Think back on the 2017 season of baseball. Remember those four-and-a-half-hour games that seemed like they would never end, that sagged in the middle, and then tried to make it up to you with some excitement at the end?

The bad news is a pitch clock won’t drastically change the lengths of those games, the good news is that it might make it seem like they’re faster even when they’re mostly the same length! Pace of play is everything, people.

According to a report from NBC, MLB is looking to get an agreement in place with the MLBPA before next season for a pitch clock to be a part of games.

Trying out the pitching clock in minor league games reduced games by only five minutes on average. Which isn’t nothing, it amounts to 13.5 hours per team spread out over the entire regular season, but it’s not the 25 minutes a game that some fans might be imagining it would shave off the top.

Players are now willing to work with the league on adding a pitch clock to major league games, which is one of the biggest things that had to happen for this to even come close to becoming reality.

In order for it to be added in time for the start of the season, an agreement would have to be in place by January or so, which isn’t impossible by any means. Stop getting distracted by free agency deals in December and get this done, baseball! Even if the MLBPA didn’t agree to a pitch clock, the league can technically just make the rule change themselves, but would have to wait until 2019 to add it to the game.

The better news is that a pitch clock isn’t the only pace of play addition that could appear next year. A split-screen commercial break for in between innings, rather than a full commercial break, similar to how TBS and FOX set it up for the postseason could also be a new feature.

Even if these tweaks only lessen game lengths by five minutes on average, there’s so many things you could do with those five minutes!
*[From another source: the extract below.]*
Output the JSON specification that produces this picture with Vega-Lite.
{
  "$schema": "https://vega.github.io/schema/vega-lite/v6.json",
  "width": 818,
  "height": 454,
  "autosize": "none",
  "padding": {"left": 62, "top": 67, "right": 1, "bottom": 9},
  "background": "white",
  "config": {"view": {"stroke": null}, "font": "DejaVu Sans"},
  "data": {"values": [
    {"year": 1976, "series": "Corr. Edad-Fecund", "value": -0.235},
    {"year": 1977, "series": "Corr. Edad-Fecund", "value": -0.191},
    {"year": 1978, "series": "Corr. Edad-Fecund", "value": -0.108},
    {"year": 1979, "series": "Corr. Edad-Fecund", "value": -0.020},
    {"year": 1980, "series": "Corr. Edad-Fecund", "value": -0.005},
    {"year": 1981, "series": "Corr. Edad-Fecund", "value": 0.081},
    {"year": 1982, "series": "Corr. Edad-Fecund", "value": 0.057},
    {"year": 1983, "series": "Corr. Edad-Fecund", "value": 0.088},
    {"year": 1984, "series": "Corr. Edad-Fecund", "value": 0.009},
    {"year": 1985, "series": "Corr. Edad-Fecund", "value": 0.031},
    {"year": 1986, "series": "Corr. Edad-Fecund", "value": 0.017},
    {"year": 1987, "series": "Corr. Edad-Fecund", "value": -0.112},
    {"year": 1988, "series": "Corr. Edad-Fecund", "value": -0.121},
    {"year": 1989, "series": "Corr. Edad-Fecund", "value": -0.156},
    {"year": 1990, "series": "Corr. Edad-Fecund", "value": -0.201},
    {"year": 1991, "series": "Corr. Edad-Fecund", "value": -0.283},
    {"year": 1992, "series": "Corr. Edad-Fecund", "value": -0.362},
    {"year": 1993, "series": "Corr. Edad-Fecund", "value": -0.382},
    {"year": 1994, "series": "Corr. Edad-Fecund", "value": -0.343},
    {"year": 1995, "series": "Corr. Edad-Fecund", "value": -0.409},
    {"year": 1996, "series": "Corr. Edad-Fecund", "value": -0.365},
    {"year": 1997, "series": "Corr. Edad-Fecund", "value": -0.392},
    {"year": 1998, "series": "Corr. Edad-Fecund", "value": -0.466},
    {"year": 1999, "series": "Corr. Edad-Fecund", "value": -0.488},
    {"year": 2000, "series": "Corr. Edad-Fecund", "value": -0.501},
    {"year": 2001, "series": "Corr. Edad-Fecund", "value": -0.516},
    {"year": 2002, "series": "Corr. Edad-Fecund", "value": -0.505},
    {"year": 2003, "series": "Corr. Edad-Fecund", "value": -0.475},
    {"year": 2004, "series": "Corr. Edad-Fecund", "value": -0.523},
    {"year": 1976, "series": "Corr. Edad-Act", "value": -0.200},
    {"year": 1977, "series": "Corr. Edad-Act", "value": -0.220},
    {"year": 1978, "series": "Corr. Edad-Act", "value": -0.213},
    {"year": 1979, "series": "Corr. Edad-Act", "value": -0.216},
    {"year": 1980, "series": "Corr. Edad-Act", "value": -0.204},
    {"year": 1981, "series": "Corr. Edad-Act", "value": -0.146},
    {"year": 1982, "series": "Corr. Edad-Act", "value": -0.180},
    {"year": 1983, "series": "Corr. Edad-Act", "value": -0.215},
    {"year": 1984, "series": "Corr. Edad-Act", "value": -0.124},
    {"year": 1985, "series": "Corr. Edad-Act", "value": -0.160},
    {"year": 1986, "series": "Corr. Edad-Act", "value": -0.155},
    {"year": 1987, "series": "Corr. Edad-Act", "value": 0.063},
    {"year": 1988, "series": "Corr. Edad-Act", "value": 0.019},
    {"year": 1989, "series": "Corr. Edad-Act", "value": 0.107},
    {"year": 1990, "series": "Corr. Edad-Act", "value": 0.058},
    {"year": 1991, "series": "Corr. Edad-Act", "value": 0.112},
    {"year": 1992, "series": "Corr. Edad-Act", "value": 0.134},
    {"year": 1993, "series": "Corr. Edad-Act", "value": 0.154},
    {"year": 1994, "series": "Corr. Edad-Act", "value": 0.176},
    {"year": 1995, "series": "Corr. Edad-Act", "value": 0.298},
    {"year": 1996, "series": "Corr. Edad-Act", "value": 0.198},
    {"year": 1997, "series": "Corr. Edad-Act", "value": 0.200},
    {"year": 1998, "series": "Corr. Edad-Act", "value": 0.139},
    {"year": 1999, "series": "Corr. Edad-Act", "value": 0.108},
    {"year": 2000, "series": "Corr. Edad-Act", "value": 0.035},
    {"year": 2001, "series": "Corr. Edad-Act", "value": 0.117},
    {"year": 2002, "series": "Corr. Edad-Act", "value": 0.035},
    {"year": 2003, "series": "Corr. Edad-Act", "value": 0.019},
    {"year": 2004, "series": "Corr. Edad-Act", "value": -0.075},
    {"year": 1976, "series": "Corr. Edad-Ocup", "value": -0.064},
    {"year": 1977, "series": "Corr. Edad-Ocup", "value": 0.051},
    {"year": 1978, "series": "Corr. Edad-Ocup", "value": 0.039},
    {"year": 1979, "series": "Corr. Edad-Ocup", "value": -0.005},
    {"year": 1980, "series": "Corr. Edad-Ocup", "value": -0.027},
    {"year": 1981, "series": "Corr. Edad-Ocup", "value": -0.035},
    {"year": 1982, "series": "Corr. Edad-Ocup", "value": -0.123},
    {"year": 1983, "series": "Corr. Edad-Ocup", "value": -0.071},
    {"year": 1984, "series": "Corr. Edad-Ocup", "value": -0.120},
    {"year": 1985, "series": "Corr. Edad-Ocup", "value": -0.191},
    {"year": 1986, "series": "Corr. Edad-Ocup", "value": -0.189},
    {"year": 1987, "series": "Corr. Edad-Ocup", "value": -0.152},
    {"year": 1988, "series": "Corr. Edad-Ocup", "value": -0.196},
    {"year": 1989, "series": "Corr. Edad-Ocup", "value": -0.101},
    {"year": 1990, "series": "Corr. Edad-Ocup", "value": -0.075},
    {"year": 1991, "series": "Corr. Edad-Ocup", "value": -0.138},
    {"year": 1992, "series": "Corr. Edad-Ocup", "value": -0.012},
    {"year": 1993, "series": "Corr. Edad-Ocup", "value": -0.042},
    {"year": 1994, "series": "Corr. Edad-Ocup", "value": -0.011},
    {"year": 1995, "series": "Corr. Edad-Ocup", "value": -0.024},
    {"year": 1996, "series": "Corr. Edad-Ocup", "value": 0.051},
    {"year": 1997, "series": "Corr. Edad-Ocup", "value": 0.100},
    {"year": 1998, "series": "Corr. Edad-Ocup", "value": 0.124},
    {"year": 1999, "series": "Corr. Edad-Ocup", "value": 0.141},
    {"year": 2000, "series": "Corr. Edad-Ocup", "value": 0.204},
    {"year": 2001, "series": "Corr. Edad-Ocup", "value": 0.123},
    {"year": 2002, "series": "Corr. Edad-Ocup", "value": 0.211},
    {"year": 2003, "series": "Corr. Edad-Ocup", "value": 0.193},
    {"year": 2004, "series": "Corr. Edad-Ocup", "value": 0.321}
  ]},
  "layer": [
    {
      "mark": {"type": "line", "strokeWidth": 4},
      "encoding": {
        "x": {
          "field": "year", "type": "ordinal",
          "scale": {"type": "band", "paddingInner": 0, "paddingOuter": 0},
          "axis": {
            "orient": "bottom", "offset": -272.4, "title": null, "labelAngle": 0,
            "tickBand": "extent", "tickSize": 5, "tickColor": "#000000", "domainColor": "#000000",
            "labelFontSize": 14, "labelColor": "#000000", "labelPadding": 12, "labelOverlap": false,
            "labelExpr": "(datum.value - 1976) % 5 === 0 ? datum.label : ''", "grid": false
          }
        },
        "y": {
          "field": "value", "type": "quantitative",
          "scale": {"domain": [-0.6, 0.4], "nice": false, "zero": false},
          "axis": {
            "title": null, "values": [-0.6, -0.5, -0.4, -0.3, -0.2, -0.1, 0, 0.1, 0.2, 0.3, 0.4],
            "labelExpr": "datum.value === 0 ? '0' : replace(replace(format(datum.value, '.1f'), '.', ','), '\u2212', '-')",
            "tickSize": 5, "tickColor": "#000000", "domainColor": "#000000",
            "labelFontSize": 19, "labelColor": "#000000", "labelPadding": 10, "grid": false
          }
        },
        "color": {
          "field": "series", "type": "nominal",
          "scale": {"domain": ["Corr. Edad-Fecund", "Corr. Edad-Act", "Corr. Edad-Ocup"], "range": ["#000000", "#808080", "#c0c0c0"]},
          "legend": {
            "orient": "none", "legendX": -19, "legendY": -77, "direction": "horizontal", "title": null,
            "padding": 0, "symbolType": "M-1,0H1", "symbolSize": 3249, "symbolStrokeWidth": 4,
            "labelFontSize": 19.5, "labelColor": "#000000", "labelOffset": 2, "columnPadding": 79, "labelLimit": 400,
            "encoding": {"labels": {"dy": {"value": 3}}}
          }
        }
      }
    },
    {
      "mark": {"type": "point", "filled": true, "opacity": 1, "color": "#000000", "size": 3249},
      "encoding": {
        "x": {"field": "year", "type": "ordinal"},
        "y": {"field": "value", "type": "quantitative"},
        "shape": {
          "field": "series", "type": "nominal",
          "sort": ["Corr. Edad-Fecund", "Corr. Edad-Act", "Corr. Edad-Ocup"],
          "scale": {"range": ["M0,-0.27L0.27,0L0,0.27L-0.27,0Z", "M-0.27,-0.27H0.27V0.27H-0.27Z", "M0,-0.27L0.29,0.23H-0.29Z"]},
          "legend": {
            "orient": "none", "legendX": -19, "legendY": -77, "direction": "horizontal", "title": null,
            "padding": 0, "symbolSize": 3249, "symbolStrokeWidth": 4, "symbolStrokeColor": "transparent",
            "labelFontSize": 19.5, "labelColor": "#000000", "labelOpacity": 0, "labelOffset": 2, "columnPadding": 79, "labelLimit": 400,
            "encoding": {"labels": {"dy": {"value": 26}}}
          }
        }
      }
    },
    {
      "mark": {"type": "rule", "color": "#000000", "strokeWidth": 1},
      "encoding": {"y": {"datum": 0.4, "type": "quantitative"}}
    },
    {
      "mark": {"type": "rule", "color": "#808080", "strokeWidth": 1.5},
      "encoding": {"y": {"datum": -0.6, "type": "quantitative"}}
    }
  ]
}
  • Make a cup of coffee so you can stay up for late-night baseball, because face it, a pitch clock isn’t going to get rid of those five-hour Red Sox-Yankees games.
  • Scroll through Twitter three more times before you go to bed, completely negating the extra five minutes of sleep you just told yourself you’d have.
  • Listen to all of “Return of the Mack,” and still have a minute and 15 seconds left to spend however you want.
  • Wonder where Lenny Kravitz got that magnificent blanket scarf and why you haven’t bought your own yet.
  • Flip over to whatever basketball game is on before realizing a position player is pitching in Oakland and that’s way more important.

Or you could not notice a change at all and stay up all night watching baseball the same as you’ve done every season since you were 15, except for now there are pitch clocks positioned around the diamond and half of baseball fans are complaining about the change on the internet.

But at least you could get five minutes of your day back every time you watch your favorite team. What you do with that is your business.